REQUIRED TASK: Take the listing from its first line through the line that contains "(startt) at (425.5,124)" and please retype those lines exactly, leaving out the pictures.

RAW DATA:
## begin

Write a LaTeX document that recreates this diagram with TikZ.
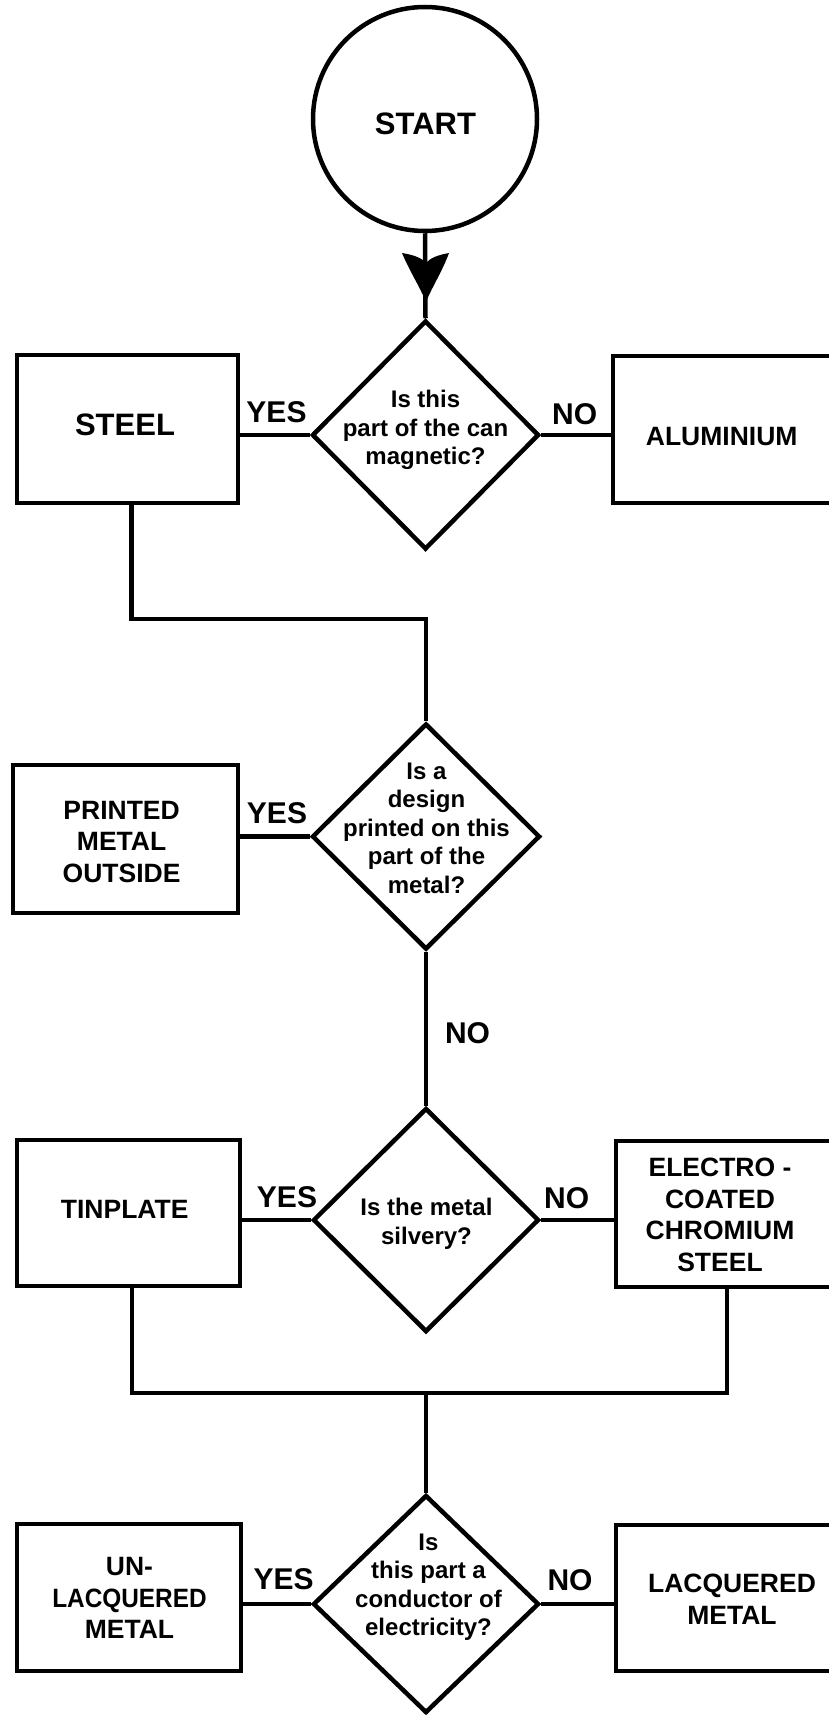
\documentclass[tikz,border=0pt]{standalone}
\usepackage{fontspec}
\setmainfont{Liberation Sans}
\usetikzlibrary{calc,shapes.geometric}
\begin{document}
\begin{tikzpicture}[x=1pt,y=-1pt,
  ln/.style={line width=4.5pt},
  box/.style={draw,line width=4.5pt,rectangle,inner sep=0pt},
  dia/.style={draw,line width=4.5pt,diamond,inner sep=0pt},
  txt/.style={inner sep=0pt,align=center},
  qtext/.style={txt,font=\bfseries\fontsize{24}{28.5}\selectfont},
  lab/.style={txt,font=\bfseries\fontsize{30}{36}\selectfont},
  btext/.style={txt,font=\bfseries\fontsize{26.5}{31.5}\selectfont},
  big/.style={txt,font=\bfseries\fontsize{31}{36}\selectfont}]
\clip (0,0) rectangle (829,1715);
\fill[white] (0,0) rectangle (829,1715);

% start
\node[draw,circle,line width=4.5pt,inner sep=0pt,minimum size=224pt] (start) at (425,119) {};
\node[big] (startt) at (425.5,124) {START};

% diamonds
\node[dia,minimum width=227pt,minimum height=229pt] (d1) at (425.5,435) {};
\node[dia,minimum width=228pt,minimum height=226pt] (d2) at (426,836.5) {};
\node[dia,minimum width=226pt,minimum height=224pt] (d3) at (426,1220) {};
\node[dia,minimum width=226pt,minimum height=218pt] (d4) at (426,1604) {};

\node[qtext] (d1t) at (425.5,430) {Is this\\part of the can\\magnetic?};
\node[qtext] (d2t) at (426.5,828) {Is a\\design\\printed on this\\part of the\\metal?};
\node[qtext] (d3t) at (426.5,1224) {Is the metal\\silvery?};
\node[qtext] (d4t) at (428.5,1587) {Is\\this part a\\conductor of\\electricity?};

% boxes
\node[box,minimum width=221pt,minimum height=148pt] (steel) at (127.5,429) {};
\node[box,minimum width=221pt,minimum height=147pt] (alum) at (723.5,429.5) {};
\node[box,minimum width=225pt,minimum height=148pt] (printed) at (125.5,839) {};
\node[box,minimum width=223pt,minimum height=146pt] (tinplate) at (128.5,1213) {};
\node[box,minimum width=221pt,minimum height=146pt] (electro) at (726.5,1214) {};
\node[box,minimum width=224pt,minimum height=147pt] (unlac) at (129,1597.5) {};
\node[box,minimum width=222pt,minimum height=146pt] (lacq) at (727,1598) {};

\node[big] (steelt) at (125,425) {STEEL};
\node[btext] (alumt) at (721.7,437) {ALUMINIUM};
\node[btext] (printedt) at (121.6,842) {PRINTED\\METAL\\OUTSIDE};
\node[btext] (tinplatet) at (124.7,1209) {TINPLATE};
\node[btext] (electrot) at (720,1215) {ELECTRO -\\COATED\\CHROMIUM\\STEEL};
\node[btext] (unlact) at (129.5,1598) {UN-\\\scalebox{0.92}[1]{LACQUERED}\\METAL};
\node[btext] (lacqt) at (732,1599) {LACQUERED\\METAL};

% labels
\node[lab] (yes1) at (276.5,412.5) {YES};
\node[lab] (no1) at (574.6,414) {NO};
\node[lab] (yes2) at (277,813.4) {YES};
\node[lab] (no2) at (467.5,1033) {NO};
\node[lab] (yes3) at (287,1197) {YES};
\node[lab] (no3) at (566.6,1198) {NO};
\node[lab] (yes4) at (283.7,1579) {YES};
\node[lab] (no4) at (570,1580) {NO};

% junctions
\coordinate (j1) at (426,619);
\coordinate (j2) at (426,1393);
\coordinate (tip) at (426,302);

% connectors
\draw[ln] (start.south) -- (d1.north);
\fill[shift={(tip)}] (-24,-49) .. controls (-16,-30) and (-6,-15) .. (0,0)
  .. controls (6,-15) and (16,-30) .. (23,-49)
  .. controls (12,-47) and (4,-44) .. (0,-39)
  .. controls (-4,-44) and (-12,-47) .. (-24,-49) -- cycle;

\draw[ln] (d1.west) -- (d1.west -| steel.east);
\draw[ln] (d1.east) -- (d1.east -| alum.west);
\draw[ln] ([xshift=4pt]steel.south) |- (j1) -- (d2.north);
\draw[ln] (d2.west) -- (d2.west -| printed.east);
\draw[ln] (d2.south) -- (d3.north);
\draw[ln] (d3.west) -- (d3.west -| tinplate.east);
\draw[ln] (d3.east) -- (d3.east -| electro.west);
\draw[ln] ([xshift=3.5pt]tinplate.south) |- (j2);
\draw[ln] ([xshift=0.5pt]electro.south) |- (j2);
\draw[ln] (j2) -- (d4.north);
\draw[ln] (d4.west) -- (d4.west -| unlac.east);
\draw[ln] (d4.east) -- (d4.east -| lacq.west);
\end{tikzpicture}
\end{document}
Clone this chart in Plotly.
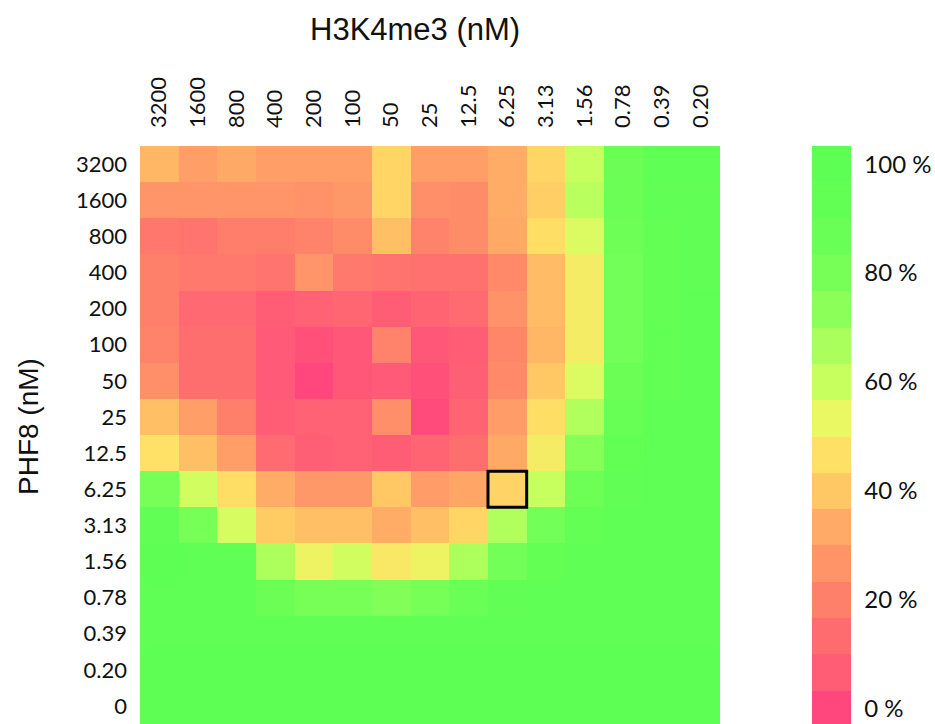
import plotly.graph_objects as go

# Concentration labels (nM)
h3k4me3 = ["3200", "1600", "800", "400", "200", "100", "50", "25", "12.5",
           "6.25", "3.13", "1.56", "0.78", "0.39", "0.20"]
phf8 = ["3200", "1600", "800", "400", "200", "100", "50", "25", "12.5",
        "6.25", "3.13", "1.56", "0.78", "0.39", "0.20", "0"]

# Remaining activity (%) per PHF8 row, one value per H3K4me3 column
activity = [
    [36, 30, 33, 30, 30, 30, 44, 30, 30, 34, 44, 60, 86, 96, 97],
    [27, 27, 27, 27, 26, 28, 44, 25, 24, 34, 42, 63, 86, 94, 94],
    [17, 16, 19, 19, 21, 24, 38, 21, 24, 33, 46, 56, 85, 92, 94],
    [20, 18, 18, 16, 27, 18, 16, 15, 15, 23, 37, 50, 83, 92, 94],
    [20, 12, 12, 7, 9, 11, 7, 10, 13, 26, 37, 50, 83, 92, 96],
    [21, 14, 14, 6, 3, 5, 21, 5, 7, 22, 36, 50, 83, 93, 96],
    [25, 14, 14, 6, 0, 5, 6, 3, 8, 23, 40, 56, 86, 93, 96],
    [38, 30, 20, 7, 9, 9, 25, 1, 10, 29, 46, 65, 89, 96, 96],
    [47, 38, 30, 13, 8, 9, 7, 10, 14, 33, 50, 75, 93, 96, 98],
    [80, 58, 46, 34, 28, 28, 40, 29, 32, 43, 60, 85, 94, 98, 98],
    [95, 81, 57, 41, 38, 38, 34, 38, 44, 65, 83, 92, 97, 98, 98],
    [99, 97, 96, 66, 52, 58, 49, 52, 66, 83, 92, 98, 98, 98, 98],
    [98, 98, 97, 86, 80, 80, 77, 81, 87, 95, 98, 98, 98, 98, 98],
    [98, 96, 97, 97, 97, 97, 96, 97, 98, 98, 98, 98, 98, 98, 98],
    [99, 99, 99, 99, 99, 99, 99, 99, 99, 99, 99, 99, 99, 99, 99],
    [100, 100, 100, 100, 100, 100, 100, 100, 100, 100, 100, 100, 100, 100, 100],
]

# Highlighted condition
highlight = ("6.25", "6.25")

cbar_ticks = [0, 20, 40, 60, 80, 100]
cbar_text = ["0 %", "20 %", "40 %", "60 %", "80 %", "100 %"]

# 16 colour steps, 0 % (pink) to 100 % (green); each step spans 20/3 %
steps = ["#FF477D", "#FF5C76", "#FF6C70", "#FF806A", "#FF9468", "#FFAA66",
         "#FFC864", "#FFE066", "#EAF864", "#C6FF5E", "#AAFF5C", "#8CFF59",
         "#78FF57", "#6AFF56", "#62FF55", "#5DFF55"]
n = len(steps)
zmin, zmax = -10 / 3, 310 / 3

smooth = [[0.0, steps[0]]]
for k, c in enumerate(steps):
    smooth.append([(2 * k + 1) / (2 * n), c])
smooth.append([1.0, steps[-1]])

stepped = []
for k, c in enumerate(steps):
    stepped.append([k / n, c])
    stepped.append([(k + 1) / n, c])

tick_font = dict(family="Lato", size=22, color="#111111")
title_font = dict(family="Liberation Sans", color="#111111")

fig = go.Figure()
fig.add_trace(go.Heatmap(
    x=h3k4me3, y=phf8, z=activity,
    colorscale=smooth, zmin=zmin, zmax=zmax,
    showscale=False,
    hovertemplate="H3K4me3 %{x} nM<br>PHF8 %{y} nM<br>%{z} %<extra></extra>",
))

# Stepped colour bar
fig.add_trace(go.Scatter(
    x=[None], y=[None], mode="markers", showlegend=False, hoverinfo="skip",
    marker=dict(
        color=[0], colorscale=stepped, cmin=zmin, cmax=zmax, showscale=True,
        colorbar=dict(
            x=1.1586, xanchor="left", xpad=0,
            y=1, yanchor="top", ypad=0,
            lenmode="pixels", len=581, thickness=39,
            outlinewidth=0,
            tickvals=cbar_ticks, ticktext=cbar_text,
            ticks="outside", ticklen=9, tickcolor="rgba(0,0,0,0)",
            tickfont=dict(family="Lato", size=24, color="#111111"),
        ),
    ),
))

xi = h3k4me3.index(highlight[0])
yi = phf8.index(highlight[1])
fig.add_shape(type="rect", xref="x", yref="y",
              x0=xi - 0.5, x1=xi + 0.5, y0=yi - 0.5, y1=yi + 0.5,
              line=dict(color="black", width=3), fillcolor="rgba(0,0,0,0)")

fig.add_annotation(text="H3K4me3 (nM)", xref="paper", yref="paper",
                   x=(415 - 140) / 580, y=1 + (146 - 29) / 578,
                   showarrow=False, xanchor="center", yanchor="middle",
                   font=dict(size=31, **title_font))
fig.add_annotation(text="PHF8 (nM)", xref="paper", yref="paper",
                   x=(28 - 140) / 580, y=(724 - 427) / 578, textangle=-90,
                   showarrow=False, xanchor="center", yanchor="middle",
                   font=dict(size=28, **title_font))

fig.update_layout(
    template="none",
    width=935, height=724,
    margin=dict(l=140, r=215, t=146, b=0, autoexpand=False),
    paper_bgcolor="white", plot_bgcolor="white",
    xaxis=dict(type="category", side="top", tickangle=-90, ticks="",
               showgrid=False, zeroline=False, showline=False,
               tickfont=tick_font, ticklabelstandoff=17, automargin=False),
    yaxis=dict(type="category", autorange="reversed", ticks="",
               showgrid=False, zeroline=False, showline=False,
               tickfont=tick_font, ticklabelstandoff=12, automargin=False),
)

fig.write_html("out.html")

## end

FINAL RESULT:
Write a LaTeX document that recreates this diagram with TikZ.
\documentclass[tikz,border=0pt]{standalone}
\usepackage{fontspec}
\setmainfont{Liberation Sans}
\usetikzlibrary{calc,shapes.geometric}
\begin{document}
\begin{tikzpicture}[x=1pt,y=-1pt,
  ln/.style={line width=4.5pt},
  box/.style={draw,line width=4.5pt,rectangle,inner sep=0pt},
  dia/.style={draw,line width=4.5pt,diamond,inner sep=0pt},
  txt/.style={inner sep=0pt,align=center},
  qtext/.style={txt,font=\bfseries\fontsize{24}{28.5}\selectfont},
  lab/.style={txt,font=\bfseries\fontsize{30}{36}\selectfont},
  btext/.style={txt,font=\bfseries\fontsize{26.5}{31.5}\selectfont},
  big/.style={txt,font=\bfseries\fontsize{31}{36}\selectfont}]
\clip (0,0) rectangle (829,1715);
\fill[white] (0,0) rectangle (829,1715);

% start
\node[draw,circle,line width=4.5pt,inner sep=0pt,minimum size=224pt] (start) at (425,119) {};
\node[big] (startt) at (425.5,124) {START};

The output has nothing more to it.